Bidders are going to be measured not just on price but also the percentage of materials they end up presenting to Detroiters. So we are hoping we can build a deconstruction industry in this town where you take a lot of the old abandoned stores, windows and end up in a central warehouse where we deconstruct and supply the warehouse. When we sell these buildings to people they have a central place they can go to potentially buy materials in a cost effective way to rehab houses. And if we could get that to happen you could see us fundamentally change the direction of the neighborhood.

MC: Under former mayor Dave Bing there was a plan to get police officers to live in the city. Is that something you would consider?

MD: I’m working really hard on an incentive for city employees. I think I’m close to a deal with a bank on a significant incentive. That’s the kind of thing that we are doing now. Now that we’ve gotten away from nine different agencies dealing with blight to a single Land Bank, now we could lay all those strategies into this. At what point do we start selling properties around churches to a church? At what point do we provide incentives for Detroit employees to buy them? Those are all things you are going to see in the coming months when we figure out what the strategy is going to be. First I’ve got to prove that there is a market for these houses.

MC: In your State of the City address you rolled out district managers. What specifically is their role?

MD: District managers have one job, that is to fight blight. They are not neighborhood city halls. Their job is to fight blight and that’s what they will be measured on. When it comes to issues like Marygrove, their job is to generate as many buyers as possible out of the local neighborhoods. Because there have been a lot of houses in this city that have been bought by people who are renting them, and Detroit is moving faster from a traditional homeowner community to a rental community. We want to reverse that. So one of their charges is to partner with local neighborhood groups to generate buyers. They are also working on Motor City makeover. Anytime a group wants to clean up they are figuring out how to get the dumpsters, the garbage bags. They essentially become the troubleshooters for all blight issues.
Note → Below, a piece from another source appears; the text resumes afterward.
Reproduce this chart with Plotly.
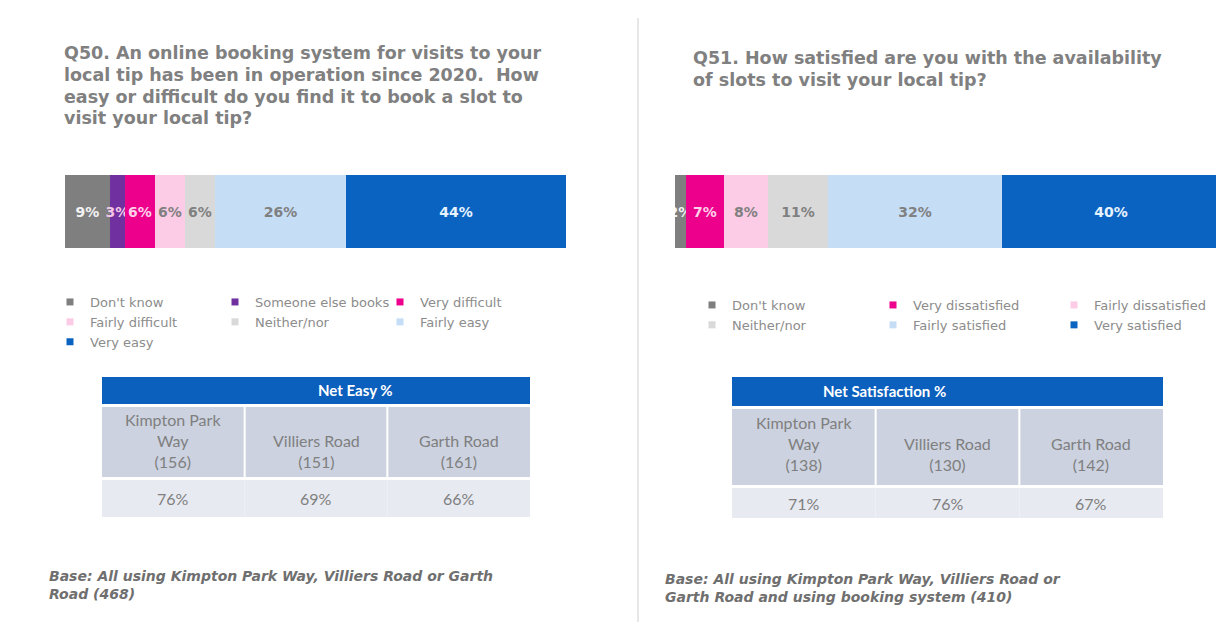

MC: You gave yourself a deadline in your State of the City speech to get things done. Are you still sticking to that deadline?

MD: I said in six months, I think that our team (worked hard in the winter), the streetlights are being installed at the rate of 600 a week with these LED lights, I think the public is seeing that a step at a time we are making city government work. I think there is a sense that the property values in this city are going to improve and that you don’t want to sell too soon because the person who buys it will get the benefit of that.

MC: What do you foresee in a post-bankruptcy Detroit?

MD: I’m going to keep doing what I’m doing. It will be a lot easy to do once the emergency manager is gone.

MC: What would significantly change for you?

MD: I will be responsible for a public safety strategy that I think would be more comprehensive than what we have today.

MC: Do you think the Detroit Water and Sewerage Department is under-utlilized?

MD: I think we need to put the full force of city government behind the water department.

MC: What are options in post-bankruptcy in light of Gov. Rick Snyder indicating he’ll use a New York model to put in place a board over the city?

MD: It’s all in the details. In 1987 when we passed the bailout package for Wayne County there was an oversight board. Had we run deficit they had the right to step in. That was fair. We never ran deficits. If that’s the kind of structure, I’m very comfortable with that. Those are the conversations we are having now.

MC: Whose idea was it for you and the council president Brenda Jones to issue joint press releases?

MD: I would say 60 percent is the council president and 40 percent mine. But you have a different dynamic. You have seven council members, most with less prominent names who were elected knocking doors. We are keenly aware that we have to deal with the abandoned buildings, streetlights so we have a strong alignment, and then you’ve got an extraordinary president in Brenda Jones.